→ **EXERCISE**:
All of the material should be reproduced exactly, with pictures left out.

→ **DATA SECTION**:
* * * * *

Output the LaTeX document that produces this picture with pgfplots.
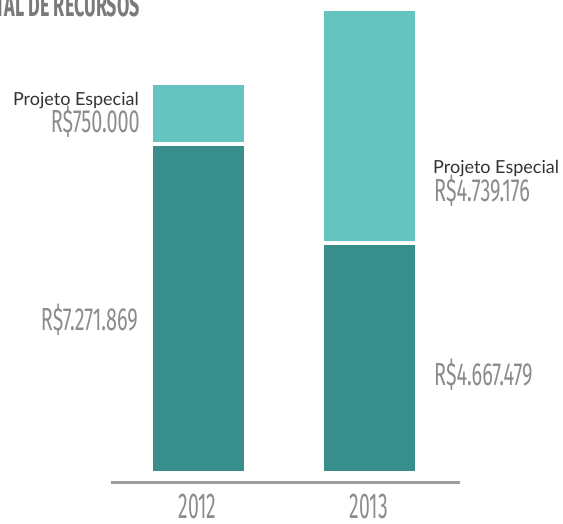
\documentclass[border=0pt]{standalone}
\usepackage{pgfplots}
\pgfplotsset{compat=1.18}
\usepackage{fontspec}
\setmainfont{Lato}
\newfontfamily\lato{Lato}
\newfontfamily\numfont[FakeStretch=0.62]{Fira Sans}
\newfontfamily\yearfont[FakeStretch=0.54]{Fira Sans}
\newfontfamily\titlefont[FakeStretch=0.56]{Fira Sans}
\definecolor{darkteal}{HTML}{388E8A}
\definecolor{lightteal}{HTML}{66C4C0}
\definecolor{numgray}{HTML}{8C8C8C}
\definecolor{titlegray}{HTML}{7A7A7A}
\definecolor{linegray}{HTML}{9E9E9E}
\definecolor{labeldark}{HTML}{333333}
\begin{document}
\begin{tikzpicture}
\begin{axis}[at={(0,0)}, anchor=south west, scale only axis,
  width=563pt, height=523pt,
  xmin=0, xmax=563, ymin=-1.028, ymax=9.602,
  hide axis, ybar stacked, bar width=94.5, clip=false]
\addplot[fill=darkteal, draw=white, line width=3.5pt] coordinates {(198.5,6.679) (369.9,4.667)};
\addplot[fill=lightteal, draw=white, line width=3.5pt] coordinates {(198.5,1.231) (369.9,4.739)};
\draw[linegray, line width=3pt] (axis cs:111,-0.209) -- (axis cs:460,-0.209);
% labels 2012
\node[anchor=base east, inner sep=0pt, text=labeldark, font=\lato\fontsize{18}{20}\selectfont] at (axis cs:139,7.453) {Projeto Especial};
\node[anchor=base east, inner sep=0pt, text=numgray, font=\numfont\fontsize{32}{34}\selectfont] at (axis cs:140,6.913) {R\$750.000};
\node[anchor=base east, inner sep=0pt, text=numgray, font=\numfont\fontsize{32}{34}\selectfont] at (axis cs:138,2.894) {R\$7.271.869};
% labels 2013
\node[anchor=base west, inner sep=0pt, text=labeldark, font=\lato\fontsize{18}{20}\selectfont] at (axis cs:433,6.079) {Projeto Especial};
\node[anchor=base west, inner sep=0pt, text=numgray, font=\numfont\fontsize{32}{34}\selectfont] at (axis cs:434,5.502) {R\$4.739.176};
\node[anchor=base west, inner sep=0pt, text=numgray, font=\numfont\fontsize{32}{34}\selectfont] at (axis cs:434,1.762) {R\$4.667.479};
% years
\node[anchor=base, inner sep=0pt, text=numgray, font=\yearfont\fontsize{36}{38}\selectfont] at (axis cs:197.5,-0.927) {2012};
\node[anchor=base, inner sep=0pt, text=numgray, font=\yearfont\fontsize{36}{38}\selectfont] at (axis cs:369,-0.927) {2013};
% title (cut off)
\node[anchor=base east, inner sep=0pt, text=titlegray, font=\titlefont\bfseries\fontsize{32}{34}\selectfont] at (axis cs:140,9.276) {TOTAL DE RECURSOS};
\end{axis}
\pgfresetboundingbox
\useasboundingbox (0,0) rectangle (563pt,523pt);
\end{tikzpicture}
\end{document}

* * * * *

→ **TASK RESULT**:
Output the LaTeX document that produces this picture with pgfplots.
\documentclass[border=0pt]{standalone}
\usepackage{pgfplots}
\pgfplotsset{compat=1.18}
\usepackage{fontspec}
\setmainfont{Lato}
\newfontfamily\lato{Lato}
\newfontfamily\numfont[FakeStretch=0.62]{Fira Sans}
\newfontfamily\yearfont[FakeStretch=0.54]{Fira Sans}
\newfontfamily\titlefont[FakeStretch=0.56]{Fira Sans}
\definecolor{darkteal}{HTML}{388E8A}
\definecolor{lightteal}{HTML}{66C4C0}
\definecolor{numgray}{HTML}{8C8C8C}
\definecolor{titlegray}{HTML}{7A7A7A}
\definecolor{linegray}{HTML}{9E9E9E}
\definecolor{labeldark}{HTML}{333333}
\begin{document}
\begin{tikzpicture}
\begin{axis}[at={(0,0)}, anchor=south west, scale only axis,
  width=563pt, height=523pt,
  xmin=0, xmax=563, ymin=-1.028, ymax=9.602,
  hide axis, ybar stacked, bar width=94.5, clip=false]
\addplot[fill=darkteal, draw=white, line width=3.5pt] coordinates {(198.5,6.679) (369.9,4.667)};
\addplot[fill=lightteal, draw=white, line width=3.5pt] coordinates {(198.5,1.231) (369.9,4.739)};
\draw[linegray, line width=3pt] (axis cs:111,-0.209) -- (axis cs:460,-0.209);
% labels 2012
\node[anchor=base east, inner sep=0pt, text=labeldark, font=\lato\fontsize{18}{20}\selectfont] at (axis cs:139,7.453) {Projeto Especial};
\node[anchor=base east, inner sep=0pt, text=numgray, font=\numfont\fontsize{32}{34}\selectfont] at (axis cs:140,6.913) {R\$750.000};
\node[anchor=base east, inner sep=0pt, text=numgray, font=\numfont\fontsize{32}{34}\selectfont] at (axis cs:138,2.894) {R\$7.271.869};
% labels 2013
\node[anchor=base west, inner sep=0pt, text=labeldark, font=\lato\fontsize{18}{20}\selectfont] at (axis cs:433,6.079) {Projeto Especial};
\node[anchor=base west, inner sep=0pt, text=numgray, font=\numfont\fontsize{32}{34}\selectfont] at (axis cs:434,5.502) {R\$4.739.176};
\node[anchor=base west, inner sep=0pt, text=numgray, font=\numfont\fontsize{32}{34}\selectfont] at (axis cs:434,1.762) {R\$4.667.479};
% years
\node[anchor=base, inner sep=0pt, text=numgray, font=\yearfont\fontsize{36}{38}\selectfont] at (axis cs:197.5,-0.927) {2012};
\node[anchor=base, inner sep=0pt, text=numgray, font=\yearfont\fontsize{36}{38}\selectfont] at (axis cs:369,-0.927) {2013};
% title (cut off)
\node[anchor=base east, inner sep=0pt, text=titlegray, font=\titlefont\bfseries\fontsize{32}{34}\selectfont] at (axis cs:140,9.276) {TOTAL DE RECURSOS};
\end{axis}
\pgfresetboundingbox
\useasboundingbox (0,0) rectangle (563pt,523pt);
\end{tikzpicture}
\end{document}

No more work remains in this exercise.